▶ _Data lines_
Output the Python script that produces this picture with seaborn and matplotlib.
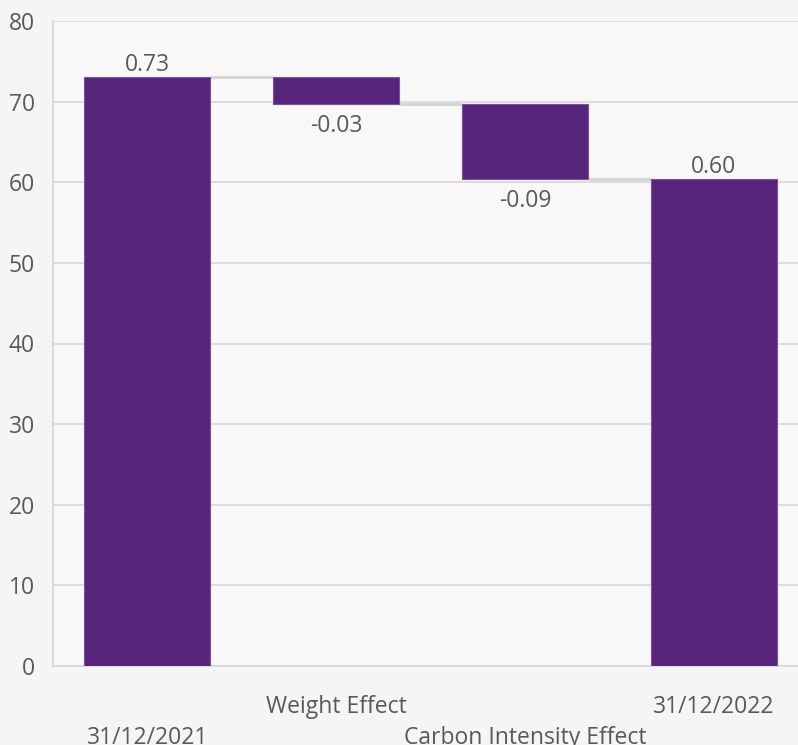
import matplotlib
matplotlib.use("Agg")
import matplotlib.pyplot as plt
import seaborn as sns
import numpy as np
import pandas as pd

# ---- data ----
categories = ["31/12/2021", "Weight Effect", "Carbon Intensity Effect", "31/12/2022"]
start_value = 73.1
changes = [-3.4, -9.3]
value_labels = ["0.73", "-0.03", "-0.09", "0.60"]
y_ticks = [0, 10, 20, 30, 40, 50, 60, 70, 80]

# waterfall geometry derived from the data
end_value = start_value + sum(changes)
levels = [start_value]
for c in changes:
    levels.append(levels[-1] + c)
heights = [start_value] + [abs(c) for c in changes] + [end_value]
bottoms = [0.0] + [min(levels[i], levels[i + 1]) for i in range(len(changes))] + [0.0]
tops = [b + h for b, h in zip(bottoms, heights)]
is_negative = [False] + [c < 0 for c in changes] + [False]

df = pd.DataFrame({"category": categories, "height": heights, "bottom": bottoms})

sns.set_theme(style="white")
plt.rcParams["font.family"] = ["Open Sans", "DejaVu Sans"]

BG = "#f5f5f5"
GRID = "#d9d9d9"
TXT = "#595959"
BAR = "#57257b"
FS = 16.5

fig = plt.figure(figsize=(7.98, 7.45), dpi=100, facecolor=BG)
ax = fig.add_axes([53 / 798, 79 / 745, 755 / 798, 645 / 745])
ax.set_facecolor("#f8f8f8")

sns.barplot(data=df, x="category", y="height", bottom=df["bottom"].values,
            color=BAR, saturation=1, width=0.667, edgecolor="#7d4fa0",
            linewidth=0.8, ax=ax, zorder=3)

ax.set_xlim(-0.5, 3.5)
ax.set_ylim(0, 80)
ax.set_yticks(y_ticks)
ax.set_yticklabels([str(t) for t in y_ticks])
ax.yaxis.grid(True, color=GRID, linewidth=1.3, zorder=0)
ax.set_axisbelow(True)

# connectors
half = 0.667 / 2
conn_levels = [start_value] + [levels[i + 1] for i in range(len(changes))]
for i, lv in enumerate(conn_levels):
    ax.plot([i + half, i + 1 - half], [lv, lv], color="#d6d6d6", lw=2.2, zorder=2,
            solid_capstyle="butt")

# value labels
for i, (lab, neg) in enumerate(zip(value_labels, is_negative)):
    if neg:
        ax.annotate(lab, (i, bottoms[i]), xytext=(0, -7.5), textcoords="offset points",
                    ha="center", va="top", fontsize=FS, color=TXT)
    else:
        ax.annotate(lab, (i, tops[i]), xytext=(0, 0), textcoords="offset points",
                    ha="center", va="bottom", fontsize=FS, color=TXT)

# staggered category labels
tick_labels = []
for i, c in enumerate(categories):
    tick_labels.append("\n" + c if i in (0, 2) else c)
ax.set_xticks(range(len(categories)))
ax.set_xticklabels(tick_labels, fontsize=FS, color=TXT, linespacing=1.38)
ax.tick_params(axis="x", length=0, pad=21)
ax.tick_params(axis="y", length=0, pad=13, labelsize=FS, labelcolor=TXT)
ax.set_xlabel("")
ax.set_ylabel("")

for s in ["top", "right"]:
    ax.spines[s].set_visible(False)
for s in ["left", "bottom"]:
    ax.spines[s].set_color(GRID)
    ax.spines[s].set_linewidth(1.3)

fig.savefig("out.png", dpi=100, facecolor=BG)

▶ _Aim_
Begin at the first line of the material and copy each line exactly through the one containing "y_ticks = [0, 10, 20, 30, 40, 50, 60, 70, 80]". Omit pictures.

▶ _Result of this exercise_
Output the Python script that produces this picture with seaborn and matplotlib.
import matplotlib
matplotlib.use("Agg")
import matplotlib.pyplot as plt
import seaborn as sns
import numpy as np
import pandas as pd

# ---- data ----
categories = ["31/12/2021", "Weight Effect", "Carbon Intensity Effect", "31/12/2022"]
start_value = 73.1
changes = [-3.4, -9.3]
value_labels = ["0.73", "-0.03", "-0.09", "0.60"]
y_ticks = [0, 10, 20, 30, 40, 50, 60, 70, 80]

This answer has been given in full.